**The exercise:** Identify each line holding the string "page" and copy it.

**Dataset excerpt:**
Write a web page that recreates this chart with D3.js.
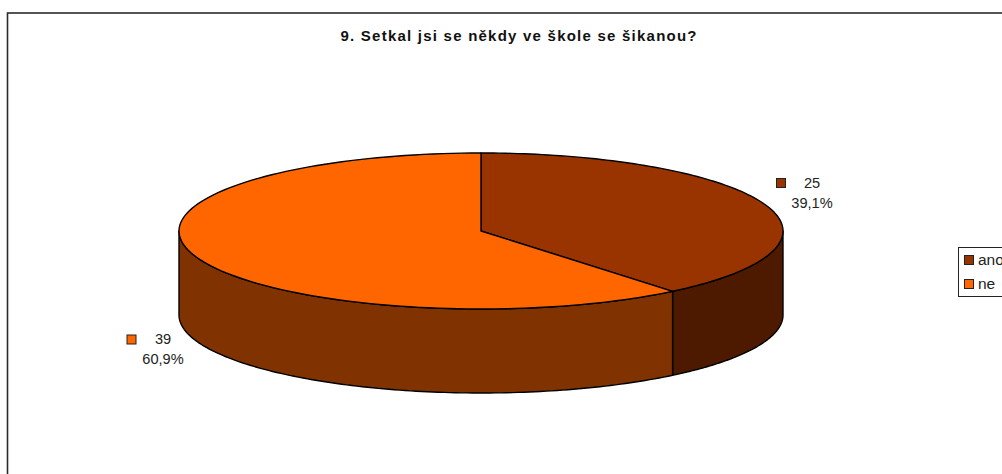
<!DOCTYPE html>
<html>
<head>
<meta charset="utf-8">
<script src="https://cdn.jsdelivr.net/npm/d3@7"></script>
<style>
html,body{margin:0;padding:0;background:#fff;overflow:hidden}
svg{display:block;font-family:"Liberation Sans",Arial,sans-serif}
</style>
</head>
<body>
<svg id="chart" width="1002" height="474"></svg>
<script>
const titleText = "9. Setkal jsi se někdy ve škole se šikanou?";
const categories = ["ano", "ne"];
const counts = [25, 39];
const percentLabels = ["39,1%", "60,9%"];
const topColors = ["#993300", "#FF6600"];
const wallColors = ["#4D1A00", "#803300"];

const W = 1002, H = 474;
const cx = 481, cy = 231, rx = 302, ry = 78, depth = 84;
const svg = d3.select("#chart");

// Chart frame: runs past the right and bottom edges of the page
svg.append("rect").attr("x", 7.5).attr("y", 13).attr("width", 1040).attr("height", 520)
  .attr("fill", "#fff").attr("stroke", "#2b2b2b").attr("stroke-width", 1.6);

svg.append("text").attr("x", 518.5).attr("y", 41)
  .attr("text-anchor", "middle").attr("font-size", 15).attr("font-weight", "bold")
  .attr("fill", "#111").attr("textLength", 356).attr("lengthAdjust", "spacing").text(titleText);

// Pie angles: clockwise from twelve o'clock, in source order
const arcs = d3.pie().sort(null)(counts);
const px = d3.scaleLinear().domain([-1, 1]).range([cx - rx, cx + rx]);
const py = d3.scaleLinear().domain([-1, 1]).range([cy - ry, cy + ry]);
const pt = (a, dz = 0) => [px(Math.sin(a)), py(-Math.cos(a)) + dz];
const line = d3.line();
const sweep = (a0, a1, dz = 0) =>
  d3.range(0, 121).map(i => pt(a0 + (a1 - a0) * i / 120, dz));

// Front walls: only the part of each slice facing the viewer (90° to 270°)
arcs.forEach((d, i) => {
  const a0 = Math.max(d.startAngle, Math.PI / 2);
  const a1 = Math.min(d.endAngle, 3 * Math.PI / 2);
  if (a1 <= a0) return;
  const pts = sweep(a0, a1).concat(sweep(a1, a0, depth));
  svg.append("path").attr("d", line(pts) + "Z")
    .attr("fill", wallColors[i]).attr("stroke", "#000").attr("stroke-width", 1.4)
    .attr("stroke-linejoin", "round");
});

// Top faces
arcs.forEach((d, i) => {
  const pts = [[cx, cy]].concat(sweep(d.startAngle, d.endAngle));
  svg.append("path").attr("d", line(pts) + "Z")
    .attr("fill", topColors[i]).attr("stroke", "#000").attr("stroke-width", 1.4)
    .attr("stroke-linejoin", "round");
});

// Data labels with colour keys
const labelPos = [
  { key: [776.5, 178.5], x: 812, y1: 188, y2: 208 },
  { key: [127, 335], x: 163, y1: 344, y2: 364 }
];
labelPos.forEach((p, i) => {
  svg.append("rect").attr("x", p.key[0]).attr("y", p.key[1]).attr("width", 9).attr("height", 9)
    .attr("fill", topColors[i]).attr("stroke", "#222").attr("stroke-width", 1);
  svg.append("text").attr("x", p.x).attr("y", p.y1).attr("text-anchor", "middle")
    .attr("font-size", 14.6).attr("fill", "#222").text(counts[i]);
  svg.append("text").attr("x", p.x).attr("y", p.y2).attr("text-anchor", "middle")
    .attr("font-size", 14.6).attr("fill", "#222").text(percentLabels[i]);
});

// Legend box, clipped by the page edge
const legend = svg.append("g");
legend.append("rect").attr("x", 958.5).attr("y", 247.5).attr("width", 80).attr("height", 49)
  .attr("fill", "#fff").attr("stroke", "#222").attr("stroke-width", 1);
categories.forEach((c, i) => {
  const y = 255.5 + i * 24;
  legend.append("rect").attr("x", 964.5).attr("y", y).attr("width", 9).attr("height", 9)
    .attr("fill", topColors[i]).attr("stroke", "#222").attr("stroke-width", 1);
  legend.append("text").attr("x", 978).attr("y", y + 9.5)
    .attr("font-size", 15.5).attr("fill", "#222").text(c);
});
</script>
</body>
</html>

**Solution:**
Write a web page that recreates this chart with D3.js.
// Chart frame: runs past the right and bottom edges of the page
// Legend box, clipped by the page edge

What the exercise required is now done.